**Instructions to follow**: Review the material and extract every line in which the word "TypeScript" occurs.

**Input rows**:
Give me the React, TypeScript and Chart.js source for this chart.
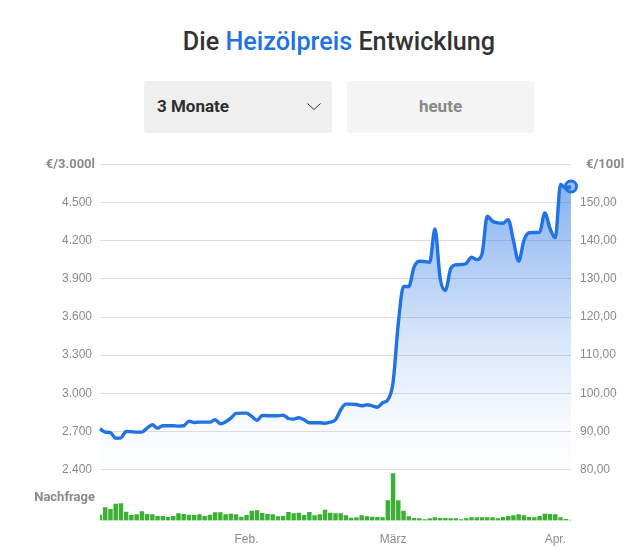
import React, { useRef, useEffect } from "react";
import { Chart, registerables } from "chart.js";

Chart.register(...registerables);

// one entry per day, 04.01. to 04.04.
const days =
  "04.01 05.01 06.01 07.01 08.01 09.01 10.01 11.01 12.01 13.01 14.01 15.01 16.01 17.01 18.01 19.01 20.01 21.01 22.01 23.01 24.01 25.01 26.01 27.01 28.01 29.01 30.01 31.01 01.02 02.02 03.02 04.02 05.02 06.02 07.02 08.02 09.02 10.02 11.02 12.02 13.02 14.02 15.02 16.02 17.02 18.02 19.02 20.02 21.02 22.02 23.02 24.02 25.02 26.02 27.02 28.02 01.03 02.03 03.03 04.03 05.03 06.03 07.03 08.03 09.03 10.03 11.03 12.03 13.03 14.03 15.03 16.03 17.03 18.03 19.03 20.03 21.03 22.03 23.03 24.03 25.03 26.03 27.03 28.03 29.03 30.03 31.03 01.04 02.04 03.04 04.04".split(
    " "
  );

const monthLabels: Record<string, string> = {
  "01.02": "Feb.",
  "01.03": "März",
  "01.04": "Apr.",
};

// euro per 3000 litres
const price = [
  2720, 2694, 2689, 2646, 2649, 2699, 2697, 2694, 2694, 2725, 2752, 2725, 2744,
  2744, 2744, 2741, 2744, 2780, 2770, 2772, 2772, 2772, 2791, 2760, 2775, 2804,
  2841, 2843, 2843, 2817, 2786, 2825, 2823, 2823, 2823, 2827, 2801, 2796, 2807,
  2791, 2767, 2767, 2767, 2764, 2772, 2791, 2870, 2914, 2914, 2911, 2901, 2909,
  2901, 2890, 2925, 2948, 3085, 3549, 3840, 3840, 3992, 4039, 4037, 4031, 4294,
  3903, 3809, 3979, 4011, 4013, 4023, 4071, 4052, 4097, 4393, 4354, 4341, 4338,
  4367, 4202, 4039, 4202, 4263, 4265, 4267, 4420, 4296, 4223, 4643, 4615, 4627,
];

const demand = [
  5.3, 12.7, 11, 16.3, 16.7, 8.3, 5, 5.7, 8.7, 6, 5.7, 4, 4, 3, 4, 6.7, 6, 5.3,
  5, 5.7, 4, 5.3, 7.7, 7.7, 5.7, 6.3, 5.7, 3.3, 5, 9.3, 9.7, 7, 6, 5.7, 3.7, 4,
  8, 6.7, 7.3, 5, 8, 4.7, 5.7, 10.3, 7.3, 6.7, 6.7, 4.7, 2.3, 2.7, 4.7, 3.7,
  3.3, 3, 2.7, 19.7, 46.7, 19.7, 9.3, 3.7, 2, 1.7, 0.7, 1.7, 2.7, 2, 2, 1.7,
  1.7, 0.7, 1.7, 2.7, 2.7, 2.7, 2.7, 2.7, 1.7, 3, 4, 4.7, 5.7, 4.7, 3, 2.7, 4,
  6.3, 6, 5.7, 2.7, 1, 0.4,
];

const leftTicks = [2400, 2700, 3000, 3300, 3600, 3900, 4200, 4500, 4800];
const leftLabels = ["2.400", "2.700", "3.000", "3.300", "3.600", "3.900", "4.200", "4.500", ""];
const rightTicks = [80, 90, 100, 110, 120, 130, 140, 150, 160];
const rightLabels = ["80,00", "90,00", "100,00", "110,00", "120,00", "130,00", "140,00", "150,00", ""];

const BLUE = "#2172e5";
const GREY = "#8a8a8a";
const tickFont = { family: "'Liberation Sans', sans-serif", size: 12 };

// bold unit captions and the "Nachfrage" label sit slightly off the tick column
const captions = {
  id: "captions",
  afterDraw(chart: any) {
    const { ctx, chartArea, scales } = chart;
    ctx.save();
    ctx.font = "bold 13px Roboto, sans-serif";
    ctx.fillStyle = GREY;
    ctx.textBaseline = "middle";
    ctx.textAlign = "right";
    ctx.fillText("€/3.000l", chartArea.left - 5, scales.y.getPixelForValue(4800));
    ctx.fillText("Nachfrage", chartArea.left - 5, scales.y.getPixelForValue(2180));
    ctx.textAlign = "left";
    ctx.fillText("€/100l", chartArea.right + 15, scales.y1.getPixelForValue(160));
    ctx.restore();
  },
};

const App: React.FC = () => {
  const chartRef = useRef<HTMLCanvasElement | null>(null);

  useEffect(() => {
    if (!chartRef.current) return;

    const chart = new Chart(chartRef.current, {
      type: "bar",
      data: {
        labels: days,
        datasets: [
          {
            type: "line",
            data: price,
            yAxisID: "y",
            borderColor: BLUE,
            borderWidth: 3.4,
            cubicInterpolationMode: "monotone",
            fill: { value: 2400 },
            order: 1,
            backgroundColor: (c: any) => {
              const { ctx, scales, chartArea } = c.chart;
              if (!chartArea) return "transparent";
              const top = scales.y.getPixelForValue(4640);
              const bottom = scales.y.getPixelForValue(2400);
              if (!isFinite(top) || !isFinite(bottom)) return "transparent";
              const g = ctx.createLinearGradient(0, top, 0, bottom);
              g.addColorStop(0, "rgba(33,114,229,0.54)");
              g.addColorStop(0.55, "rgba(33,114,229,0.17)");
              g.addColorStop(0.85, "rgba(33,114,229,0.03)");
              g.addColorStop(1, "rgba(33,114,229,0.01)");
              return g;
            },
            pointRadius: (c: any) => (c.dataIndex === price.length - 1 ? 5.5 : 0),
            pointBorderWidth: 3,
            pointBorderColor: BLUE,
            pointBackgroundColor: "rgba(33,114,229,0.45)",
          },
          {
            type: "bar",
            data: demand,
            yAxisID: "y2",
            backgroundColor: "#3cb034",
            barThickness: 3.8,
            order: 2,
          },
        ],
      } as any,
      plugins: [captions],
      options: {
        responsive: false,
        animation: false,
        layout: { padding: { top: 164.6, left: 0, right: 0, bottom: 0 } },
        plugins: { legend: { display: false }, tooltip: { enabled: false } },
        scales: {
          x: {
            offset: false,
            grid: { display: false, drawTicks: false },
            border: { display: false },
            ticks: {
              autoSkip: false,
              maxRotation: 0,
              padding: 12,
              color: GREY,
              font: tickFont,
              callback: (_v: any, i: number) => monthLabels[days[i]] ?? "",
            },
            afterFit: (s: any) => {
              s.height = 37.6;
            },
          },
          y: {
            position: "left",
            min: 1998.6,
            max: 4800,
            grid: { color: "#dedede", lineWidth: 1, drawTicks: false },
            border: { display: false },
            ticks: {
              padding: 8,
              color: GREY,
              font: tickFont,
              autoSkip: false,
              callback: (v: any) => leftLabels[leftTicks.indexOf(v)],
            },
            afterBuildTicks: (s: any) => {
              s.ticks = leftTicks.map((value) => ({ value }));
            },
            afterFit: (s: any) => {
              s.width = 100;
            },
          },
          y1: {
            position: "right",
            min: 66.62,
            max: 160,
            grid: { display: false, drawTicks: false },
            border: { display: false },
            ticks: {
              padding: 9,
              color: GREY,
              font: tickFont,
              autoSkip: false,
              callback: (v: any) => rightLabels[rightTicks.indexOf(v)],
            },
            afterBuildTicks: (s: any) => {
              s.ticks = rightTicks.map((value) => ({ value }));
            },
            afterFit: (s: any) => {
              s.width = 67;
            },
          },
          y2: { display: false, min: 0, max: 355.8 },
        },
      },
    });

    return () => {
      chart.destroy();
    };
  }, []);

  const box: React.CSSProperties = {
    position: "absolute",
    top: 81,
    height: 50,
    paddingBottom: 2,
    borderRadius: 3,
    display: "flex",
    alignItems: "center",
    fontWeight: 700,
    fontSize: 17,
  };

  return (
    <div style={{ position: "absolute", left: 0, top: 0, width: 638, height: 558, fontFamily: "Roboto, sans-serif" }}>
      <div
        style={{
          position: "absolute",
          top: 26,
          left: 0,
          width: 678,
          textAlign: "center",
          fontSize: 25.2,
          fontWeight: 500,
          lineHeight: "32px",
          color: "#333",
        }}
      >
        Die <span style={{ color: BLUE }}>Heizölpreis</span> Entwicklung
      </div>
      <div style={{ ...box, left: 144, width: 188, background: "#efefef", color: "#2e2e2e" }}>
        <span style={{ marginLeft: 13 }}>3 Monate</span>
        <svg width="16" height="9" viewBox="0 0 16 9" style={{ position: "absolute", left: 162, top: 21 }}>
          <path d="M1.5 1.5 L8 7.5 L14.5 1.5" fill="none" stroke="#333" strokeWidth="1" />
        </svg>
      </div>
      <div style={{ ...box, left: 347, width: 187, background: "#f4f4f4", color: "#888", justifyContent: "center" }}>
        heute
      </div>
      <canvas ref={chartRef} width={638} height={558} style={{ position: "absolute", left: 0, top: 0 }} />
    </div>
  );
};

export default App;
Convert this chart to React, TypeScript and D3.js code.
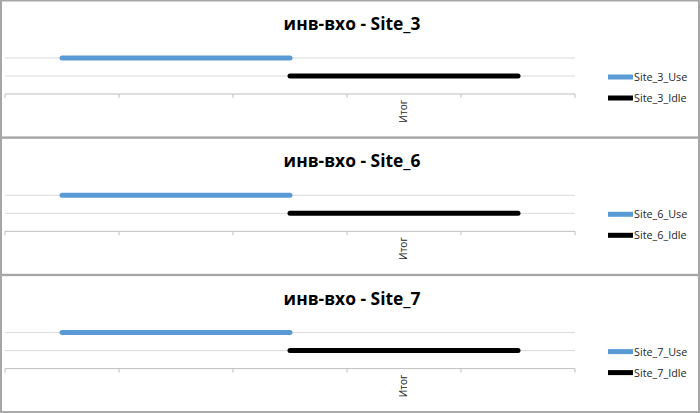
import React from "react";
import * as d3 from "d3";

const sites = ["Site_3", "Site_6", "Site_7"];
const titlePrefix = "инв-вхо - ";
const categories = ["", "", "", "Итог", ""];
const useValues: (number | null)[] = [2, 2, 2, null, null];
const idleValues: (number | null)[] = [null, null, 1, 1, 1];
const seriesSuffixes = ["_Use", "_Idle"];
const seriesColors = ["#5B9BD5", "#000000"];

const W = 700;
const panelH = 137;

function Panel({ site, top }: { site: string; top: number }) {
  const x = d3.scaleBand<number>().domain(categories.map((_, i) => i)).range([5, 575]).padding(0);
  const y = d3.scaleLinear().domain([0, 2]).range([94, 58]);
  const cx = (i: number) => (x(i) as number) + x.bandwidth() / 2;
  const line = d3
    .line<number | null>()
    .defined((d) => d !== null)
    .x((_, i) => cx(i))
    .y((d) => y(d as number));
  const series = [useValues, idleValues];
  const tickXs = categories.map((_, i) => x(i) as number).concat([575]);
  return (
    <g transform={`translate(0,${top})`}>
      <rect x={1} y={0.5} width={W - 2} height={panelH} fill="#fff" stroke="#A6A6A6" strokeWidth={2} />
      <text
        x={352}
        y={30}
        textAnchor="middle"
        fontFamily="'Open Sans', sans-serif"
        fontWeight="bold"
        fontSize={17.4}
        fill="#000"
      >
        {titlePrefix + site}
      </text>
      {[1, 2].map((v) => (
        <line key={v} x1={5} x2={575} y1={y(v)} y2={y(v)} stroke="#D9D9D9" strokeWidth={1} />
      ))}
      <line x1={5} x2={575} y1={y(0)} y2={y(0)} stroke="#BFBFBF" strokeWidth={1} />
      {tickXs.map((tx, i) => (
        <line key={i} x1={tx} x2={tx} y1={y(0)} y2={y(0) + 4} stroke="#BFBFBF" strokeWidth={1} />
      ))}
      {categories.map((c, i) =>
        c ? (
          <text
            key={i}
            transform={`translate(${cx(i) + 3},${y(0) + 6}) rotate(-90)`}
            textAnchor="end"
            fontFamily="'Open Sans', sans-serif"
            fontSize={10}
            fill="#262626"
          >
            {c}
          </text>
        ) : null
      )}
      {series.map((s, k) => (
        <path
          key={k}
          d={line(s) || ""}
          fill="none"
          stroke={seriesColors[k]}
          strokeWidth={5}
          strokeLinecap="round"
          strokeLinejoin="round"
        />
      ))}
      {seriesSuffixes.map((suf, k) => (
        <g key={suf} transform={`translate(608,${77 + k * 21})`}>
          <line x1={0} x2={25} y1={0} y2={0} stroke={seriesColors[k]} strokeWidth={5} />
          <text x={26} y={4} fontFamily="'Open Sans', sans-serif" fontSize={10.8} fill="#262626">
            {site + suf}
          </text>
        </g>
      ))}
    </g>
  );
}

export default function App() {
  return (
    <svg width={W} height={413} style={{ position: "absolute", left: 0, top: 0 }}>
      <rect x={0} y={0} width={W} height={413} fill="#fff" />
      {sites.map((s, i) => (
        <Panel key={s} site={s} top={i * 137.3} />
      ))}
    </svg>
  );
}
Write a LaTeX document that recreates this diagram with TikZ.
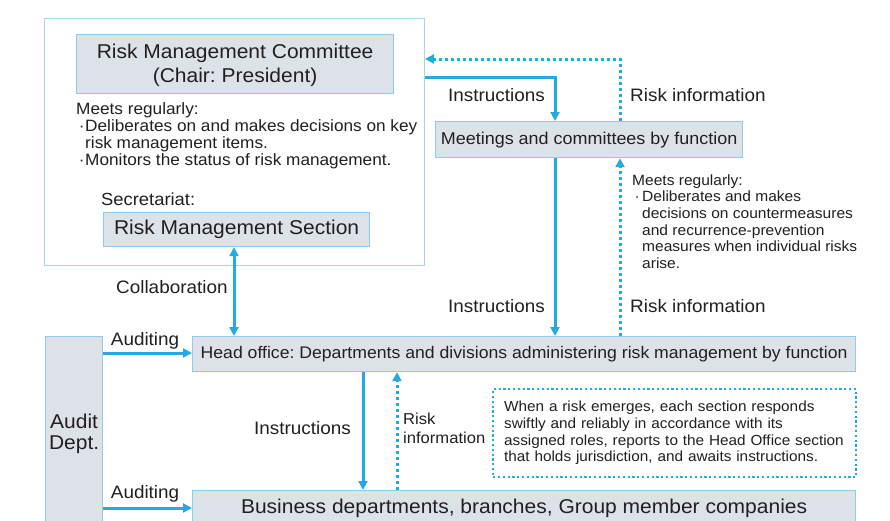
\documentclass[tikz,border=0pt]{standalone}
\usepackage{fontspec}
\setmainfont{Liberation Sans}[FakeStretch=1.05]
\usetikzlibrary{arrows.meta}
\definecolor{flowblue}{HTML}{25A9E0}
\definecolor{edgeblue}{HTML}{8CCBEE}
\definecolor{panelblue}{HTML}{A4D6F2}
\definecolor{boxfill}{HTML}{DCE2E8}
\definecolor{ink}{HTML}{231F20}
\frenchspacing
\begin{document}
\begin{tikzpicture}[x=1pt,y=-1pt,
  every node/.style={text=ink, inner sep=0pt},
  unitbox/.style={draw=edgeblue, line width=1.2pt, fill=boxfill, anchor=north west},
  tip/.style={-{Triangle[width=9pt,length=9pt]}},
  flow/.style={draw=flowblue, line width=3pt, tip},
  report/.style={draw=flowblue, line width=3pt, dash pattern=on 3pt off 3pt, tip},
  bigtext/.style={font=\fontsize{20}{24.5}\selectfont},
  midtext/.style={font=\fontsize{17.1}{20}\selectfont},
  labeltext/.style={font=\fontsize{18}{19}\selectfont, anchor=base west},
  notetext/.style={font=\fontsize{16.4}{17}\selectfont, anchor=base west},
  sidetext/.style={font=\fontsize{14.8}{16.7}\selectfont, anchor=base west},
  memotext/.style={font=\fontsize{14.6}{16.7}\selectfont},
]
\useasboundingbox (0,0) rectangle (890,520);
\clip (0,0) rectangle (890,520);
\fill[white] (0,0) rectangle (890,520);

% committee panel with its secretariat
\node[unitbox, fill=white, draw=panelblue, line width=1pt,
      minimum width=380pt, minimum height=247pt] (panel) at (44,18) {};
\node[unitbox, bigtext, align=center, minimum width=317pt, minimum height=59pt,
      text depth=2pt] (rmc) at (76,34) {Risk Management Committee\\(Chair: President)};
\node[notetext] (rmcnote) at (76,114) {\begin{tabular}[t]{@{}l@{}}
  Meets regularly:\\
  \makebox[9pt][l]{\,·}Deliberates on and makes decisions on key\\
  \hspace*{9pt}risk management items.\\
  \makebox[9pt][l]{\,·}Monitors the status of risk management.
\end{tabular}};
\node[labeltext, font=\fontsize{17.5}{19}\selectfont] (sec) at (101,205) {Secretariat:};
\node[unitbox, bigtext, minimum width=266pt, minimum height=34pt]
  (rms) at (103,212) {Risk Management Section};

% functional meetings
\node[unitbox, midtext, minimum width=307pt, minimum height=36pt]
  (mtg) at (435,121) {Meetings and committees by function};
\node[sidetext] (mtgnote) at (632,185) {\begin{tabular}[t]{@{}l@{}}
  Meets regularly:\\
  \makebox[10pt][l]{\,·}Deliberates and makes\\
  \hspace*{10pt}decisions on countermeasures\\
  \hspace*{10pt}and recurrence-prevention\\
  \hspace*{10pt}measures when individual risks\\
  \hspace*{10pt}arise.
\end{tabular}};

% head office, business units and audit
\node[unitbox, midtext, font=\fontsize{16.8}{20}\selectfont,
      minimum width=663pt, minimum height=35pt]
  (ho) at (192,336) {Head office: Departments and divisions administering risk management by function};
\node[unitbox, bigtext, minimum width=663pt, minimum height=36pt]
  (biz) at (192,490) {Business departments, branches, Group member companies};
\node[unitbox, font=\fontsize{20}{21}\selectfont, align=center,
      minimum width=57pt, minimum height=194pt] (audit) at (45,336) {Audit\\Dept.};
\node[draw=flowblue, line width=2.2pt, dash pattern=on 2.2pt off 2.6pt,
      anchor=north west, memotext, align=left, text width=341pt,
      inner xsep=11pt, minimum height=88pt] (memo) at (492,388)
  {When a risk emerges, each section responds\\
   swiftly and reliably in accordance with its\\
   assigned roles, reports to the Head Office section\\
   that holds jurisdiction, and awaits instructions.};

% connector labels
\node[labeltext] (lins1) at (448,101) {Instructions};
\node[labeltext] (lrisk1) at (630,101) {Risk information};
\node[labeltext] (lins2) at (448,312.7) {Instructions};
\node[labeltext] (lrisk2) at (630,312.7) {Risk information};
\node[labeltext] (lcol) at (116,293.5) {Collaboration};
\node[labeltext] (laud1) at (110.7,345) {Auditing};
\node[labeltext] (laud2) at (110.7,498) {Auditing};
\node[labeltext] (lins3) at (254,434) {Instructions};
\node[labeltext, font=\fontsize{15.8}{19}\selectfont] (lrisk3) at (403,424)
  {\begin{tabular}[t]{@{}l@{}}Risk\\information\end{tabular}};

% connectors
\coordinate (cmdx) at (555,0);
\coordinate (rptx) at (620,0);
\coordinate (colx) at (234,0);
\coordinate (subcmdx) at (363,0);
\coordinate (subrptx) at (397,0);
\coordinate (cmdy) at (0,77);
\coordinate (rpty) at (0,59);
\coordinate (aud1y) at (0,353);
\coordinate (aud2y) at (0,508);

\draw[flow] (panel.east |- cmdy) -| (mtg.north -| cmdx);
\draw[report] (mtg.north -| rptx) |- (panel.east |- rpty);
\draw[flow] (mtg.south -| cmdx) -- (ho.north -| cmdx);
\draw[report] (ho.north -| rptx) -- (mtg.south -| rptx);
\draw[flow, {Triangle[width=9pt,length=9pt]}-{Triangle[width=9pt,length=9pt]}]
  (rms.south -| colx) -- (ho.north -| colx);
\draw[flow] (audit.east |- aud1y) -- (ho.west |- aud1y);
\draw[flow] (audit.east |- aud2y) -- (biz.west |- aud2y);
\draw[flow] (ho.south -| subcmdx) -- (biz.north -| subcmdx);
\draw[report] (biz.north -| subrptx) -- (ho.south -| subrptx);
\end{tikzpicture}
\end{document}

**The answer**:
Give me the React, TypeScript and Chart.js source for this chart.
Convert this chart to React, TypeScript and D3.js code.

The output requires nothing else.